**GIVEN PROBLEM**
Start at the line containing "What matplotlib code", stop at the line containing "1.37233, 1.37250, 1.37417, 1.37303, 1.37235, 1.36622]", and set down every line in that stretch exactly as written, and nothing else.

+ + + + + + +

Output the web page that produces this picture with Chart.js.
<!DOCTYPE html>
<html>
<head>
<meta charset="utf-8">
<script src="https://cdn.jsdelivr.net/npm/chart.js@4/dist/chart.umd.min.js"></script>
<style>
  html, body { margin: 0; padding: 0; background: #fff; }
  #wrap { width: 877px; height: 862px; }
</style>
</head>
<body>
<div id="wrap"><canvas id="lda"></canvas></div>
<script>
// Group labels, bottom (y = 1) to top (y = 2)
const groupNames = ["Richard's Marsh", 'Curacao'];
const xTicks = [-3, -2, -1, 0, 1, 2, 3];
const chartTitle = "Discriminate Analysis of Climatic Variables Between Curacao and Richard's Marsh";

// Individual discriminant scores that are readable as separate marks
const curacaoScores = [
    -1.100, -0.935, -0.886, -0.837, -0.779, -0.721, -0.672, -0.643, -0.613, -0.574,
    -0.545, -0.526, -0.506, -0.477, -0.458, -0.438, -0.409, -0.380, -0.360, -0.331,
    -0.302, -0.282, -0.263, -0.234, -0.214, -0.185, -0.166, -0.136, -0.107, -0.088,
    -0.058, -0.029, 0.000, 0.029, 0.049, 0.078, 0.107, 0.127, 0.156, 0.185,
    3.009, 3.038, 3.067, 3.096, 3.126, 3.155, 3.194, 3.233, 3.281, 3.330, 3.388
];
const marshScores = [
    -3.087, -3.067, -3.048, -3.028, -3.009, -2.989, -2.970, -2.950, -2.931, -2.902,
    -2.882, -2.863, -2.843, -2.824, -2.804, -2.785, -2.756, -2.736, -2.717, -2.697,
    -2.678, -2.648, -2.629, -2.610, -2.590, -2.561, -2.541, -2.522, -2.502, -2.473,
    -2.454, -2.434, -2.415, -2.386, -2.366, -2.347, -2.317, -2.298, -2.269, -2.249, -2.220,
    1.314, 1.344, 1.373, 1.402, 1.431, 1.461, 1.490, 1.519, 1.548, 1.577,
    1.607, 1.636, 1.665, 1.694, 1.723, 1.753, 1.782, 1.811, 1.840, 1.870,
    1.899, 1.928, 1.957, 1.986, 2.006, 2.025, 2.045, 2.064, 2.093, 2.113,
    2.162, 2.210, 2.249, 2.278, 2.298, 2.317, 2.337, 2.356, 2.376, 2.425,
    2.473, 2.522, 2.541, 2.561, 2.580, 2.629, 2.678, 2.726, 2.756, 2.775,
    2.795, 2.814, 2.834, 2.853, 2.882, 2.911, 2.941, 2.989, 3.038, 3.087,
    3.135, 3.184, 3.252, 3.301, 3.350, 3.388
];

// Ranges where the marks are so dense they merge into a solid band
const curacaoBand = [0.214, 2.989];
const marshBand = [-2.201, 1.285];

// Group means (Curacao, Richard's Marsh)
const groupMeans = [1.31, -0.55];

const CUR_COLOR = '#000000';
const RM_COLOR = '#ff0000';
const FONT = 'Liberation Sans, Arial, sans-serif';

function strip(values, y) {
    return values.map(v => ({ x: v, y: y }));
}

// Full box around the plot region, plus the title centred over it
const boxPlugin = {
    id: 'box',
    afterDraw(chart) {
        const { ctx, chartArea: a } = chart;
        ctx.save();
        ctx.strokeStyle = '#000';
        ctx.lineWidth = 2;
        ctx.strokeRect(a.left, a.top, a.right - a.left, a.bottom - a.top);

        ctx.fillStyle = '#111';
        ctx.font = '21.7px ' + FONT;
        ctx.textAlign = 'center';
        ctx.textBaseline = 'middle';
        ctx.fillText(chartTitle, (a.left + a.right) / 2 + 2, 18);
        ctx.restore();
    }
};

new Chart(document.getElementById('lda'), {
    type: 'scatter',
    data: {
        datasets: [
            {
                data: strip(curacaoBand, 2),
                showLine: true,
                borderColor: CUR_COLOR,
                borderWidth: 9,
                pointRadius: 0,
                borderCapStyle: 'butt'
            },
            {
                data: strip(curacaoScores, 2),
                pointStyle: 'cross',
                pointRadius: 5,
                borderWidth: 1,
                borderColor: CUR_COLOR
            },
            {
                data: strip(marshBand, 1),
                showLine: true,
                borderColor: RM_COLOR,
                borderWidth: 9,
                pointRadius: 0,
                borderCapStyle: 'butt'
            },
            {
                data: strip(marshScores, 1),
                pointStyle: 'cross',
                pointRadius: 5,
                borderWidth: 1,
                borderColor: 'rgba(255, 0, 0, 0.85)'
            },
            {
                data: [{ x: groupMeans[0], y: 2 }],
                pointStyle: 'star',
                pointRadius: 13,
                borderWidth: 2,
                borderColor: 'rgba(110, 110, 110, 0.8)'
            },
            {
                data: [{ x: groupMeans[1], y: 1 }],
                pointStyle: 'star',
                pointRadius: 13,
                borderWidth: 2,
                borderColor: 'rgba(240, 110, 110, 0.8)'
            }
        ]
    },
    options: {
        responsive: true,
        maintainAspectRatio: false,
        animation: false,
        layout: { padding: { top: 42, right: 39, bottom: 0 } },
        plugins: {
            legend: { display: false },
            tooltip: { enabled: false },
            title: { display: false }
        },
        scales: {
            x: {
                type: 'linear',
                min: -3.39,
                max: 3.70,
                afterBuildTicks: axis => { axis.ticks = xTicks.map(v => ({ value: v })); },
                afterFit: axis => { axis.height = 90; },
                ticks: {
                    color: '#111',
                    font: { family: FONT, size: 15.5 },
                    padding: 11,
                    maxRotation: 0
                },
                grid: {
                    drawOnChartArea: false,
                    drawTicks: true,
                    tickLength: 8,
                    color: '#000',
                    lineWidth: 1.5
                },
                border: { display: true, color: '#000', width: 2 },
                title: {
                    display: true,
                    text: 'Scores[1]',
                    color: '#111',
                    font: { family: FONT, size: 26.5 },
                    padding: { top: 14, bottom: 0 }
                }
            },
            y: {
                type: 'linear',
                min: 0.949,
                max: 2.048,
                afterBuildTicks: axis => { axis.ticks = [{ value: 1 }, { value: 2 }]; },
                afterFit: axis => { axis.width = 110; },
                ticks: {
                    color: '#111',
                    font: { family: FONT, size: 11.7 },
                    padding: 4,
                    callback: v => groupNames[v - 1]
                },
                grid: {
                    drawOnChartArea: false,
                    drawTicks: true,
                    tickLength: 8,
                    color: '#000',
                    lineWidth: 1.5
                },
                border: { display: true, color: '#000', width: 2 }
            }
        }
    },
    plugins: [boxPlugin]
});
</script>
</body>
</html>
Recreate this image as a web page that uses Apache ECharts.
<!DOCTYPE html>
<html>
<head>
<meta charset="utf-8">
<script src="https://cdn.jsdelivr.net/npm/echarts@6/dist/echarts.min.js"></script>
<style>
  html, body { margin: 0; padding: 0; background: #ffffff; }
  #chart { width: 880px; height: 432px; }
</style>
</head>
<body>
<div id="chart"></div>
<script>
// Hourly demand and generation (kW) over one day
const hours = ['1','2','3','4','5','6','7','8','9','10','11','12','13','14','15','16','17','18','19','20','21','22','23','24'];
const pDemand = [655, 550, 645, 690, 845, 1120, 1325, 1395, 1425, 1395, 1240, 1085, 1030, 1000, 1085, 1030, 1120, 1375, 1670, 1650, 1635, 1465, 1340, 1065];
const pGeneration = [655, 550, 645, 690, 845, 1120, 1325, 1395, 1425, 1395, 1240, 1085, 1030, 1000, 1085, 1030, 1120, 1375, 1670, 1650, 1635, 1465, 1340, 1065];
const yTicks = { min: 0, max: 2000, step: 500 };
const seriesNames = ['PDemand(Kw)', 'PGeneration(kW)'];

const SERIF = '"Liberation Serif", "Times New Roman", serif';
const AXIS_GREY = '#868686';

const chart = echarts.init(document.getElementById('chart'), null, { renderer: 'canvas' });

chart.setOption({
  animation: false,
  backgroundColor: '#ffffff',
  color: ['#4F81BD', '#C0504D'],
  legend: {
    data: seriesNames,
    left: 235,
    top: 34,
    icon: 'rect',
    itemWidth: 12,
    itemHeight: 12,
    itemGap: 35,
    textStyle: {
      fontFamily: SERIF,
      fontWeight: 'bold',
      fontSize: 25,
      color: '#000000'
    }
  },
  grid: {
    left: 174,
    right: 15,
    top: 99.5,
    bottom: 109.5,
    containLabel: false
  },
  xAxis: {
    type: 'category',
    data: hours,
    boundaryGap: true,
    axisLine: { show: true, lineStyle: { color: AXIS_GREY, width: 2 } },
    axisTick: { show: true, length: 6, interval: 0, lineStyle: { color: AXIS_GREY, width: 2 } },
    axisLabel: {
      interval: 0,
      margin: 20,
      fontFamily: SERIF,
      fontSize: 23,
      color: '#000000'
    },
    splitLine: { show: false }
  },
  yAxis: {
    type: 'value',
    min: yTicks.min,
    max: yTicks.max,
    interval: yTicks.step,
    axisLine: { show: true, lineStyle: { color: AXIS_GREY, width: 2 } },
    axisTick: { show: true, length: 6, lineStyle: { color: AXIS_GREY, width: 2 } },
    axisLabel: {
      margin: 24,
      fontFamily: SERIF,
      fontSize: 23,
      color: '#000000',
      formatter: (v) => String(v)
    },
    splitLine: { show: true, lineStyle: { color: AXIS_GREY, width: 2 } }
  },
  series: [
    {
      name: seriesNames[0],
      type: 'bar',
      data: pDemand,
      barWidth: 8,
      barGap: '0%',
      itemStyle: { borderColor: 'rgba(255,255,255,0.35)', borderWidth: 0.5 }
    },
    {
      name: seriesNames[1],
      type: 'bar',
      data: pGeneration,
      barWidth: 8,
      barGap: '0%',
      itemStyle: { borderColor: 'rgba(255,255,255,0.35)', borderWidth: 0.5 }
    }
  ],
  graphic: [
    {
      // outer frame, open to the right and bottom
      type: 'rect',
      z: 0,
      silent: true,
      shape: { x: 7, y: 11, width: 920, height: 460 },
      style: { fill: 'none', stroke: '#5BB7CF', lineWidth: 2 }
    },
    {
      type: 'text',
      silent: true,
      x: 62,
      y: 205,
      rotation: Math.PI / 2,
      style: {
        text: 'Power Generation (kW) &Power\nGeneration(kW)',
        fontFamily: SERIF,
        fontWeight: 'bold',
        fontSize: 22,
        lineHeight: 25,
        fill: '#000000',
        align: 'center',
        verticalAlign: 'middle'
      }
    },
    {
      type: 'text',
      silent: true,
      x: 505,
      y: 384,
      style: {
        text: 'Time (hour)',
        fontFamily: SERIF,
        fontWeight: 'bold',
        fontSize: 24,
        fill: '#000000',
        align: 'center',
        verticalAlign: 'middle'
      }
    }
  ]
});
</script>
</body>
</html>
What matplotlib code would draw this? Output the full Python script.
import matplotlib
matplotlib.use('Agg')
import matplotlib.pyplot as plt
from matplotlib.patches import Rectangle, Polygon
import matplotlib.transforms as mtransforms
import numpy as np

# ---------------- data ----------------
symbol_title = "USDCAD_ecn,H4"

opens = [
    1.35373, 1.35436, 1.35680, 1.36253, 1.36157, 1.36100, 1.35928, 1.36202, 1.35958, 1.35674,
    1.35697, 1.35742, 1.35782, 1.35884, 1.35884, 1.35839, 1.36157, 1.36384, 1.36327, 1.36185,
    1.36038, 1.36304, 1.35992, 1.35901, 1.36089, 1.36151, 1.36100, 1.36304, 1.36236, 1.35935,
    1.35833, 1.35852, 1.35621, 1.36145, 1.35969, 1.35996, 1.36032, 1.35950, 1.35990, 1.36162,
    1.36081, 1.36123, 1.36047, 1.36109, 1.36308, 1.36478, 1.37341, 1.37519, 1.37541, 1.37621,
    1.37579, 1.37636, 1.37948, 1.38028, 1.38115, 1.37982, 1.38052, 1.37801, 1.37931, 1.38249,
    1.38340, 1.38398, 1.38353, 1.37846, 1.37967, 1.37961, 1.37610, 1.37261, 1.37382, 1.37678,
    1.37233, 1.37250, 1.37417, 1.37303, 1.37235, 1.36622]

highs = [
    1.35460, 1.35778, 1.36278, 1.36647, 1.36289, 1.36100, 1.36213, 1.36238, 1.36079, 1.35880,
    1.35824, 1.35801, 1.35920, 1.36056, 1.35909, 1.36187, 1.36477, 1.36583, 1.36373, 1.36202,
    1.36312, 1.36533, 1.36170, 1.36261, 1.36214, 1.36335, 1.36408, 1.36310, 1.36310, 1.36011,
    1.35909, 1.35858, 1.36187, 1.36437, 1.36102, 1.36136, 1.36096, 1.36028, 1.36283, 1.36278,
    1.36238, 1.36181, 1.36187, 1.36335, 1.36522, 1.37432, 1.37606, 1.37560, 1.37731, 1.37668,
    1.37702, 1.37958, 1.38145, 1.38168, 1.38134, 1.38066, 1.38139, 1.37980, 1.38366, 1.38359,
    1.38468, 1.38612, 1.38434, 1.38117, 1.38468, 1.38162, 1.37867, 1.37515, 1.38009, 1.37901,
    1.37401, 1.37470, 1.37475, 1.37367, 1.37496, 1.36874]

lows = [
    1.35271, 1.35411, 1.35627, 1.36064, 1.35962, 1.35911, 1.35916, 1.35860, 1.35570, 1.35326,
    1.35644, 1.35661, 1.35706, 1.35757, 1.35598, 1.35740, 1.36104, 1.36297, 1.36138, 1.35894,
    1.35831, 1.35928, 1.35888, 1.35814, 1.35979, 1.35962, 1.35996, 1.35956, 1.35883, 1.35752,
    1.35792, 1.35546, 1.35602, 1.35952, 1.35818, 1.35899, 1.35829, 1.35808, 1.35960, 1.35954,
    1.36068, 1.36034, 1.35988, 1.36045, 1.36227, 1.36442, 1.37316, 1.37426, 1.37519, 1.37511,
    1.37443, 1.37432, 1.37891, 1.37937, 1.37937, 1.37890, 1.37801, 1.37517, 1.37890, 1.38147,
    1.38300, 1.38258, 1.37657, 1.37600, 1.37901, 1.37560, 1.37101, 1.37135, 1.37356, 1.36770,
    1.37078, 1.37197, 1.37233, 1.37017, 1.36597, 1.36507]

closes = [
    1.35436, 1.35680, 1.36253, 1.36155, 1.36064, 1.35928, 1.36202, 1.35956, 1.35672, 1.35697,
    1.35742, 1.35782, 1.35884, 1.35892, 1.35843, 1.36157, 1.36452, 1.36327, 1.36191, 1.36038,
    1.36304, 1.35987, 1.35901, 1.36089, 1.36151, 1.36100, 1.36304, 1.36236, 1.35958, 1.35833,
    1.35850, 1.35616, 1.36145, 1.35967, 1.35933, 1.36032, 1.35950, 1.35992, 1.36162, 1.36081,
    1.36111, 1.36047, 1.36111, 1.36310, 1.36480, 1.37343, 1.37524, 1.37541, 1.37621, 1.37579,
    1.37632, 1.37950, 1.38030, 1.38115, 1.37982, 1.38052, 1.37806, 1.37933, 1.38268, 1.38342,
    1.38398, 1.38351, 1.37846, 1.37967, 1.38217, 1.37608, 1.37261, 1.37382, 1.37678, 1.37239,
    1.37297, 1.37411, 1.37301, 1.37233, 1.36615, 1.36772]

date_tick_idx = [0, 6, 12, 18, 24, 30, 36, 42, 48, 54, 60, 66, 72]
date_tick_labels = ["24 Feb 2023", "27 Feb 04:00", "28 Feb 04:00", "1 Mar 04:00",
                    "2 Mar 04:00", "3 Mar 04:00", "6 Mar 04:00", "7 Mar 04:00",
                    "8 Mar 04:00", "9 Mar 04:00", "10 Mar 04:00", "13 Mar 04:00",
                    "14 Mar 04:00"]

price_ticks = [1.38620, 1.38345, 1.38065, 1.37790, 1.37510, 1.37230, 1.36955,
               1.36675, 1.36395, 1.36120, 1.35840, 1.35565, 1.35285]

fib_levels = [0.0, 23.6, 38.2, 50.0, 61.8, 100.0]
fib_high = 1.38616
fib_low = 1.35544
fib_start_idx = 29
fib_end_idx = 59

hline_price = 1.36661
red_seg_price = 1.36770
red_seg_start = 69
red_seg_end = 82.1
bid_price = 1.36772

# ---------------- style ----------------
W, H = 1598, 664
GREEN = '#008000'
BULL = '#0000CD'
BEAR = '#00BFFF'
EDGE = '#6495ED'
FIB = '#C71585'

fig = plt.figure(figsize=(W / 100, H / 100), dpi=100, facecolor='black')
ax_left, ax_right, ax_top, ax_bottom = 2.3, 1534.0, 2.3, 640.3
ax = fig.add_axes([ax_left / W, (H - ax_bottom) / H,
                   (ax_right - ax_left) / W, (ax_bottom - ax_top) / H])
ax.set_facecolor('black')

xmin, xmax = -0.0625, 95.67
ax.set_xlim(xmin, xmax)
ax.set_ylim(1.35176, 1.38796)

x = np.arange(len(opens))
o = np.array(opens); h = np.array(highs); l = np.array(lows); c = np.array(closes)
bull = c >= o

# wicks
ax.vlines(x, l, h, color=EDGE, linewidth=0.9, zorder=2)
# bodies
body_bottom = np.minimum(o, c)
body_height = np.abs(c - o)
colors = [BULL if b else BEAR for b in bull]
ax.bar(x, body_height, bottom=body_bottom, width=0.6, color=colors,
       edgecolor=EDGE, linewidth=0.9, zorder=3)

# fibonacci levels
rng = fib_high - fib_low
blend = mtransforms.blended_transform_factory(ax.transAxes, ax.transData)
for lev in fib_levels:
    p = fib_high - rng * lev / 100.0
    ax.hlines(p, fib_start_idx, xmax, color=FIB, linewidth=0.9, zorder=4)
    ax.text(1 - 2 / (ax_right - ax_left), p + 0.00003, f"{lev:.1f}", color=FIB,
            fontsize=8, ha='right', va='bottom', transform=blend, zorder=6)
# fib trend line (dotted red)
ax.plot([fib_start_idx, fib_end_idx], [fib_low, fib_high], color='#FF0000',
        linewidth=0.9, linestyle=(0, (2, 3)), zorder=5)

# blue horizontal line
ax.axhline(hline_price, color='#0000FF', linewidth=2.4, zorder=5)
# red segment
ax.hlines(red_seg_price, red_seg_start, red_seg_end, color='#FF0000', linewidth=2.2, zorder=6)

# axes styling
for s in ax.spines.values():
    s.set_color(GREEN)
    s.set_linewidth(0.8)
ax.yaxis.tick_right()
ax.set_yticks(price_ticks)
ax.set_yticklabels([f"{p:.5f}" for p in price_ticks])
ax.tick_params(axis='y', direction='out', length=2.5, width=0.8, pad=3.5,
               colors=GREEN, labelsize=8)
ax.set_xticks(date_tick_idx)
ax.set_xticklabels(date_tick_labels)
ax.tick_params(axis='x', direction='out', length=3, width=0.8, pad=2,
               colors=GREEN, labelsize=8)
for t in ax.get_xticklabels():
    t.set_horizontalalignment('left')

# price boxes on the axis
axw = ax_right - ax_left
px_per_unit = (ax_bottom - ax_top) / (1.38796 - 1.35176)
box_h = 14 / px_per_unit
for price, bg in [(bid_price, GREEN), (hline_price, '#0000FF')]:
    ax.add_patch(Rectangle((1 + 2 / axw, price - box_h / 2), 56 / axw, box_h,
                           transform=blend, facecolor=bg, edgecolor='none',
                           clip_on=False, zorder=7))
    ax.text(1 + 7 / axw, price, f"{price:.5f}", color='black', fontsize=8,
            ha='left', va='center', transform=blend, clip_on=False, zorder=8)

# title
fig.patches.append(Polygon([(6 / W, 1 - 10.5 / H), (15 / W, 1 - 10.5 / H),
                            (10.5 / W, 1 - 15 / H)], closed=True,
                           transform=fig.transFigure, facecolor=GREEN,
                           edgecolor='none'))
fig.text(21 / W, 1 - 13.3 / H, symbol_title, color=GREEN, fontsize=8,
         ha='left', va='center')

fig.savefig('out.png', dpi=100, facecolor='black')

+ + + + + + +

**ANSWER FOR THE TASK**
What matplotlib code would draw this? Output the full Python script.
import matplotlib
matplotlib.use('Agg')
import matplotlib.pyplot as plt
from matplotlib.patches import Rectangle, Polygon
import matplotlib.transforms as mtransforms
import numpy as np

# ---------------- data ----------------
symbol_title = "USDCAD_ecn,H4"

opens = [
    1.35373, 1.35436, 1.35680, 1.36253, 1.36157, 1.36100, 1.35928, 1.36202, 1.35958, 1.35674,
    1.35697, 1.35742, 1.35782, 1.35884, 1.35884, 1.35839, 1.36157, 1.36384, 1.36327, 1.36185,
    1.36038, 1.36304, 1.35992, 1.35901, 1.36089, 1.36151, 1.36100, 1.36304, 1.36236, 1.35935,
    1.35833, 1.35852, 1.35621, 1.36145, 1.35969, 1.35996, 1.36032, 1.35950, 1.35990, 1.36162,
    1.36081, 1.36123, 1.36047, 1.36109, 1.36308, 1.36478, 1.37341, 1.37519, 1.37541, 1.37621,
    1.37579, 1.37636, 1.37948, 1.38028, 1.38115, 1.37982, 1.38052, 1.37801, 1.37931, 1.38249,
    1.38340, 1.38398, 1.38353, 1.37846, 1.37967, 1.37961, 1.37610, 1.37261, 1.37382, 1.37678,
    1.37233, 1.37250, 1.37417, 1.37303, 1.37235, 1.36622]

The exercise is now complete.